### What to work on:
Retype only what runs from the first line of the listing to the line holding "text=white] (decano) at", both included. Do not retype the pictures.

___ Excerpted records ___

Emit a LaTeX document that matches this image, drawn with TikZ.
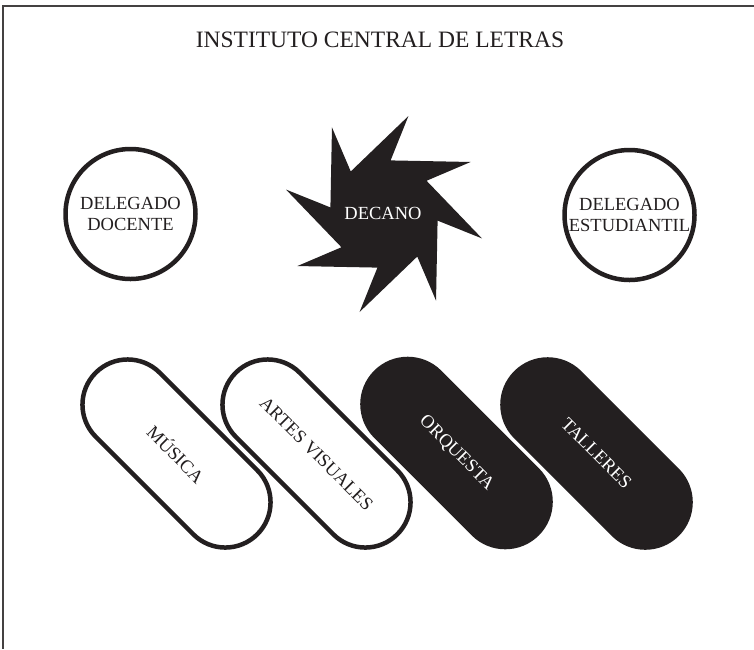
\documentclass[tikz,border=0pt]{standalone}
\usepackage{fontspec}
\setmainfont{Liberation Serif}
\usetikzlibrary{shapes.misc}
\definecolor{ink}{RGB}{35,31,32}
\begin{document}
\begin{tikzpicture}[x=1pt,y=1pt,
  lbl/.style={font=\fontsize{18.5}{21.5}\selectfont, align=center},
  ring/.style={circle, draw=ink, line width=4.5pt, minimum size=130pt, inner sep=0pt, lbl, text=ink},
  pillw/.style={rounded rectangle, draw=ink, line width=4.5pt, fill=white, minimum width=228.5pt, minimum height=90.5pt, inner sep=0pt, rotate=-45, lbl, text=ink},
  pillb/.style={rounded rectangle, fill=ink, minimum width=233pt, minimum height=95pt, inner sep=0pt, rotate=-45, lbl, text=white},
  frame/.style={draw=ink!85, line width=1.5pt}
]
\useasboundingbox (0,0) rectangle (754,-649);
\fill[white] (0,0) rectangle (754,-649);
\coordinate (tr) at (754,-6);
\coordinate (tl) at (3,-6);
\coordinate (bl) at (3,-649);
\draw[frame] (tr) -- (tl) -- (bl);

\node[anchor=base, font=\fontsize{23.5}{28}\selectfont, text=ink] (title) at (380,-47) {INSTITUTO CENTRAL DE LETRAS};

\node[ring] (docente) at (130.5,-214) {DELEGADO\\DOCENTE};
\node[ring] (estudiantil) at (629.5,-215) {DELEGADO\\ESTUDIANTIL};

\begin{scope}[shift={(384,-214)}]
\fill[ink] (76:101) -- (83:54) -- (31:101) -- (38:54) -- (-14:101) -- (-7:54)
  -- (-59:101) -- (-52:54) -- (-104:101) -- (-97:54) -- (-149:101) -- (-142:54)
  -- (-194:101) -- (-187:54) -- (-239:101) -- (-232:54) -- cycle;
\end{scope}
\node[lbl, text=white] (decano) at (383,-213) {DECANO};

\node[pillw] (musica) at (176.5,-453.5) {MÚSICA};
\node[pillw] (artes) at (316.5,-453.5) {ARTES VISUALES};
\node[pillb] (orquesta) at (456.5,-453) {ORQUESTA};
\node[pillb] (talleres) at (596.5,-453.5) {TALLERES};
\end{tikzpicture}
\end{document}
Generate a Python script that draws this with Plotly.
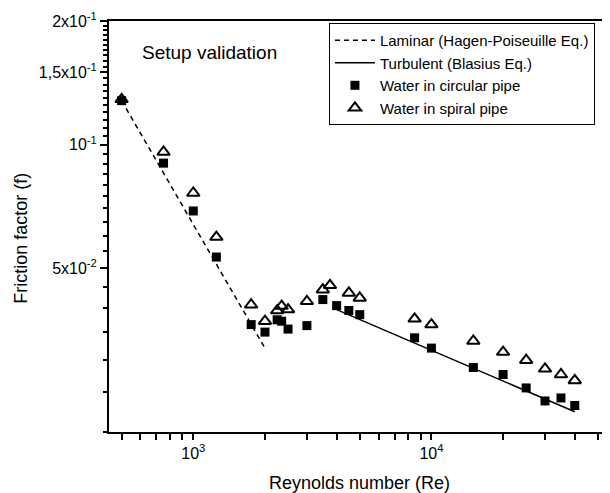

___

### Task result:
Emit a LaTeX document that matches this image, drawn with TikZ.
\documentclass[tikz,border=0pt]{standalone}
\usepackage{fontspec}
\setmainfont{Liberation Serif}
\usetikzlibrary{shapes.misc}
\definecolor{ink}{RGB}{35,31,32}
\begin{document}
\begin{tikzpicture}[x=1pt,y=1pt,
  lbl/.style={font=\fontsize{18.5}{21.5}\selectfont, align=center},
  ring/.style={circle, draw=ink, line width=4.5pt, minimum size=130pt, inner sep=0pt, lbl, text=ink},
  pillw/.style={rounded rectangle, draw=ink, line width=4.5pt, fill=white, minimum width=228.5pt, minimum height=90.5pt, inner sep=0pt, rotate=-45, lbl, text=ink},
  pillb/.style={rounded rectangle, fill=ink, minimum width=233pt, minimum height=95pt, inner sep=0pt, rotate=-45, lbl, text=white},
  frame/.style={draw=ink!85, line width=1.5pt}
]
\useasboundingbox (0,0) rectangle (754,-649);
\fill[white] (0,0) rectangle (754,-649);
\coordinate (tr) at (754,-6);
\coordinate (tl) at (3,-6);
\coordinate (bl) at (3,-649);
\draw[frame] (tr) -- (tl) -- (bl);

\node[anchor=base, font=\fontsize{23.5}{28}\selectfont, text=ink] (title) at (380,-47) {INSTITUTO CENTRAL DE LETRAS};

\node[ring] (docente) at (130.5,-214) {DELEGADO\\DOCENTE};
\node[ring] (estudiantil) at (629.5,-215) {DELEGADO\\ESTUDIANTIL};

\begin{scope}[shift={(384,-214)}]
\fill[ink] (76:101) -- (83:54) -- (31:101) -- (38:54) -- (-14:101) -- (-7:54)
  -- (-59:101) -- (-52:54) -- (-104:101) -- (-97:54) -- (-149:101) -- (-142:54)
  -- (-194:101) -- (-187:54) -- (-239:101) -- (-232:54) -- cycle;
\end{scope}
\node[lbl, text=white] (decano) at (383,-213) {DECANO};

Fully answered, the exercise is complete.